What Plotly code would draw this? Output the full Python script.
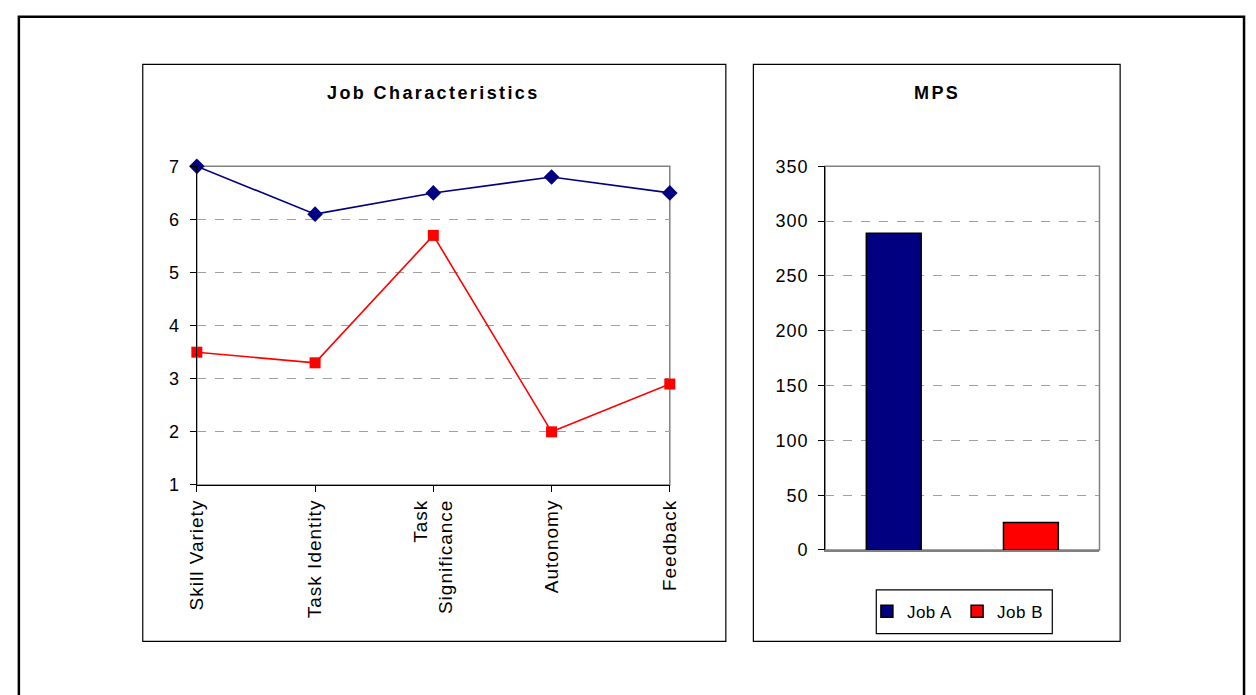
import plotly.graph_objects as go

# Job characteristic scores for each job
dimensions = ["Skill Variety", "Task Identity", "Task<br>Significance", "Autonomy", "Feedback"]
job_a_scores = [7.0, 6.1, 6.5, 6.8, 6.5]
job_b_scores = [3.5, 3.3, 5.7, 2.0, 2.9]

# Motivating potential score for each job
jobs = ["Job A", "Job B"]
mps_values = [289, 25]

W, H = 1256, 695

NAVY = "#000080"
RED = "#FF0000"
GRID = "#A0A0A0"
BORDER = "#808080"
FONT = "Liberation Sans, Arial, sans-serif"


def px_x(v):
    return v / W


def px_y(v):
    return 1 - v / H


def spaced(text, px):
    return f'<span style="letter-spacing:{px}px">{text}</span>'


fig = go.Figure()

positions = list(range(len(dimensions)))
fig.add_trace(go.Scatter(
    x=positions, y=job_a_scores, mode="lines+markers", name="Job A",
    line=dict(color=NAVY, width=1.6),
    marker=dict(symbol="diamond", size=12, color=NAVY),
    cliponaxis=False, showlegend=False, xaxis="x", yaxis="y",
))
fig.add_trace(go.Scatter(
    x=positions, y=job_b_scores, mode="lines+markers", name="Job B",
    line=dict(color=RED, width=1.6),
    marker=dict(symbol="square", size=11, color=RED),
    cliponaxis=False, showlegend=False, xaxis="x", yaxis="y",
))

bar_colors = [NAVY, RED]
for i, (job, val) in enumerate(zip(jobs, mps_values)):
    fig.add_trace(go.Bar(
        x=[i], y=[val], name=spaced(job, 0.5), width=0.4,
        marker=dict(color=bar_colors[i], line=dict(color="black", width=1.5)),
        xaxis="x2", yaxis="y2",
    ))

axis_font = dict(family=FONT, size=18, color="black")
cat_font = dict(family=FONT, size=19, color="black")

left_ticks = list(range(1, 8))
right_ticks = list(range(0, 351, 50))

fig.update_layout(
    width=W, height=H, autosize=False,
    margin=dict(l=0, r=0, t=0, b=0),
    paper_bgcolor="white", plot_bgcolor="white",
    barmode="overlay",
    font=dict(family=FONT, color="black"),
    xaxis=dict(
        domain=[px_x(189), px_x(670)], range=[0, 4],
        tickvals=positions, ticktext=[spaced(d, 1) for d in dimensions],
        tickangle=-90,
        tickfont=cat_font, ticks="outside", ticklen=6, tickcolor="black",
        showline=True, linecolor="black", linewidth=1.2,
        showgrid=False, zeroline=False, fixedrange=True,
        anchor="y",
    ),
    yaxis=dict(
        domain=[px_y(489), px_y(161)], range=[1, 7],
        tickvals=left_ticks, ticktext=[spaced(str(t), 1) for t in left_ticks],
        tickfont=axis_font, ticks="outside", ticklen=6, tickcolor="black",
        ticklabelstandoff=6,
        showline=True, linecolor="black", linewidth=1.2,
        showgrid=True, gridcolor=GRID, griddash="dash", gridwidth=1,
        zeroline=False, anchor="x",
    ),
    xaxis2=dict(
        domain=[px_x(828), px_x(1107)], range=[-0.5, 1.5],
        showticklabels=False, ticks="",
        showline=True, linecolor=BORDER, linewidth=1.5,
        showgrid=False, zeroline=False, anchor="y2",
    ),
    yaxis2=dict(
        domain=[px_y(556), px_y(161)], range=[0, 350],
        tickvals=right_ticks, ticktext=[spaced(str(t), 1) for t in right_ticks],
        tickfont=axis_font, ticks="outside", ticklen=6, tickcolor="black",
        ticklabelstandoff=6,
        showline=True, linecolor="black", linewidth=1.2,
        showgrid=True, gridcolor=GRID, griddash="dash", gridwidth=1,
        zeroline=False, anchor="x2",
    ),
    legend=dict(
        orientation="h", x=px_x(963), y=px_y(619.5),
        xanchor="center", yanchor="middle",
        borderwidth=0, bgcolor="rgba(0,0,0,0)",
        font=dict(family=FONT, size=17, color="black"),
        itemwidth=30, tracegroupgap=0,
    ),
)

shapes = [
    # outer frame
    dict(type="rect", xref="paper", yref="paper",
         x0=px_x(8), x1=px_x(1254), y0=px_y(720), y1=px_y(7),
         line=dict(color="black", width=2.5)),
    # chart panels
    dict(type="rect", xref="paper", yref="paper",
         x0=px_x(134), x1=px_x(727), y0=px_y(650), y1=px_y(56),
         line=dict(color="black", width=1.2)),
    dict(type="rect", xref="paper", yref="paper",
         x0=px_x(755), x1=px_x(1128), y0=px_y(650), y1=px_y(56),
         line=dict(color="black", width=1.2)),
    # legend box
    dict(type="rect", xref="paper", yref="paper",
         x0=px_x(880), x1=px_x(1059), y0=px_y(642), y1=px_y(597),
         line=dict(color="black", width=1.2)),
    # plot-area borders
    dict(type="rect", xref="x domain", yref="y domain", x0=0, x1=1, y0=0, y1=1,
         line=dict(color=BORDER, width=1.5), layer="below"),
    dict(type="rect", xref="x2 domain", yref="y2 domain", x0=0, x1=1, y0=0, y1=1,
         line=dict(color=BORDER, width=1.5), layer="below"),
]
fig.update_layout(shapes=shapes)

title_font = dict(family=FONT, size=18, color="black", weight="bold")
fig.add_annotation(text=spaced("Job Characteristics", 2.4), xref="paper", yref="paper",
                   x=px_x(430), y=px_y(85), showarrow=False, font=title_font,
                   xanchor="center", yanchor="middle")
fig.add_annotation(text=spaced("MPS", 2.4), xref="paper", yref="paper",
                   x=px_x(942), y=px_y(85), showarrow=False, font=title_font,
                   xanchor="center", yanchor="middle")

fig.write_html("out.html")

##########

- **Instructions for the task**: All of the data above should be transcribed verbatim, with pictures omitted.

- **Response**:
What Plotly code would draw this? Output the full Python script.
import plotly.graph_objects as go

# Job characteristic scores for each job
dimensions = ["Skill Variety", "Task Identity", "Task<br>Significance", "Autonomy", "Feedback"]
job_a_scores = [7.0, 6.1, 6.5, 6.8, 6.5]
job_b_scores = [3.5, 3.3, 5.7, 2.0, 2.9]

# Motivating potential score for each job
jobs = ["Job A", "Job B"]
mps_values = [289, 25]

W, H = 1256, 695

NAVY = "#000080"
RED = "#FF0000"
GRID = "#A0A0A0"
BORDER = "#808080"
FONT = "Liberation Sans, Arial, sans-serif"


def px_x(v):
    return v / W


def px_y(v):
    return 1 - v / H


def spaced(text, px):
    return f'<span style="letter-spacing:{px}px">{text}</span>'


fig = go.Figure()

positions = list(range(len(dimensions)))
fig.add_trace(go.Scatter(
    x=positions, y=job_a_scores, mode="lines+markers", name="Job A",
    line=dict(color=NAVY, width=1.6),
    marker=dict(symbol="diamond", size=12, color=NAVY),
    cliponaxis=False, showlegend=False, xaxis="x", yaxis="y",
))
fig.add_trace(go.Scatter(
    x=positions, y=job_b_scores, mode="lines+markers", name="Job B",
    line=dict(color=RED, width=1.6),
    marker=dict(symbol="square", size=11, color=RED),
    cliponaxis=False, showlegend=False, xaxis="x", yaxis="y",
))

bar_colors = [NAVY, RED]
for i, (job, val) in enumerate(zip(jobs, mps_values)):
    fig.add_trace(go.Bar(
        x=[i], y=[val], name=spaced(job, 0.5), width=0.4,
        marker=dict(color=bar_colors[i], line=dict(color="black", width=1.5)),
        xaxis="x2", yaxis="y2",
    ))

axis_font = dict(family=FONT, size=18, color="black")
cat_font = dict(family=FONT, size=19, color="black")

left_ticks = list(range(1, 8))
right_ticks = list(range(0, 351, 50))

fig.update_layout(
    width=W, height=H, autosize=False,
    margin=dict(l=0, r=0, t=0, b=0),
    paper_bgcolor="white", plot_bgcolor="white",
    barmode="overlay",
    font=dict(family=FONT, color="black"),
    xaxis=dict(
        domain=[px_x(189), px_x(670)], range=[0, 4],
        tickvals=positions, ticktext=[spaced(d, 1) for d in dimensions],
        tickangle=-90,
        tickfont=cat_font, ticks="outside", ticklen=6, tickcolor="black",
        showline=True, linecolor="black", linewidth=1.2,
        showgrid=False, zeroline=False, fixedrange=True,
        anchor="y",
    ),
    yaxis=dict(
        domain=[px_y(489), px_y(161)], range=[1, 7],
        tickvals=left_ticks, ticktext=[spaced(str(t), 1) for t in left_ticks],
        tickfont=axis_font, ticks="outside", ticklen=6, tickcolor="black",
        ticklabelstandoff=6,
        showline=True, linecolor="black", linewidth=1.2,
        showgrid=True, gridcolor=GRID, griddash="dash", gridwidth=1,
        zeroline=False, anchor="x",
    ),
    xaxis2=dict(
        domain=[px_x(828), px_x(1107)], range=[-0.5, 1.5],
        showticklabels=False, ticks="",
        showline=True, linecolor=BORDER, linewidth=1.5,
        showgrid=False, zeroline=False, anchor="y2",
    ),
    yaxis2=dict(
        domain=[px_y(556), px_y(161)], range=[0, 350],
        tickvals=right_ticks, ticktext=[spaced(str(t), 1) for t in right_ticks],
        tickfont=axis_font, ticks="outside", ticklen=6, tickcolor="black",
        ticklabelstandoff=6,
        showline=True, linecolor="black", linewidth=1.2,
        showgrid=True, gridcolor=GRID, griddash="dash", gridwidth=1,
        zeroline=False, anchor="x2",
    ),
    legend=dict(
        orientation="h", x=px_x(963), y=px_y(619.5),
        xanchor="center", yanchor="middle",
        borderwidth=0, bgcolor="rgba(0,0,0,0)",
        font=dict(family=FONT, size=17, color="black"),
        itemwidth=30, tracegroupgap=0,
    ),
)

shapes = [
    # outer frame
    dict(type="rect", xref="paper", yref="paper",
         x0=px_x(8), x1=px_x(1254), y0=px_y(720), y1=px_y(7),
         line=dict(color="black", width=2.5)),
    # chart panels
    dict(type="rect", xref="paper", yref="paper",
         x0=px_x(134), x1=px_x(727), y0=px_y(650), y1=px_y(56),
         line=dict(color="black", width=1.2)),
    dict(type="rect", xref="paper", yref="paper",
         x0=px_x(755), x1=px_x(1128), y0=px_y(650), y1=px_y(56),
         line=dict(color="black", width=1.2)),
    # legend box
    dict(type="rect", xref="paper", yref="paper",
         x0=px_x(880), x1=px_x(1059), y0=px_y(642), y1=px_y(597),
         line=dict(color="black", width=1.2)),
    # plot-area borders
    dict(type="rect", xref="x domain", yref="y domain", x0=0, x1=1, y0=0, y1=1,
         line=dict(color=BORDER, width=1.5), layer="below"),
    dict(type="rect", xref="x2 domain", yref="y2 domain", x0=0, x1=1, y0=0, y1=1,
         line=dict(color=BORDER, width=1.5), layer="below"),
]
fig.update_layout(shapes=shapes)

title_font = dict(family=FONT, size=18, color="black", weight="bold")
fig.add_annotation(text=spaced("Job Characteristics", 2.4), xref="paper", yref="paper",
                   x=px_x(430), y=px_y(85), showarrow=False, font=title_font,
                   xanchor="center", yanchor="middle")
fig.add_annotation(text=spaced("MPS", 2.4), xref="paper", yref="paper",
                   x=px_x(942), y=px_y(85), showarrow=False, font=title_font,
                   xanchor="center", yanchor="middle")

fig.write_html("out.html")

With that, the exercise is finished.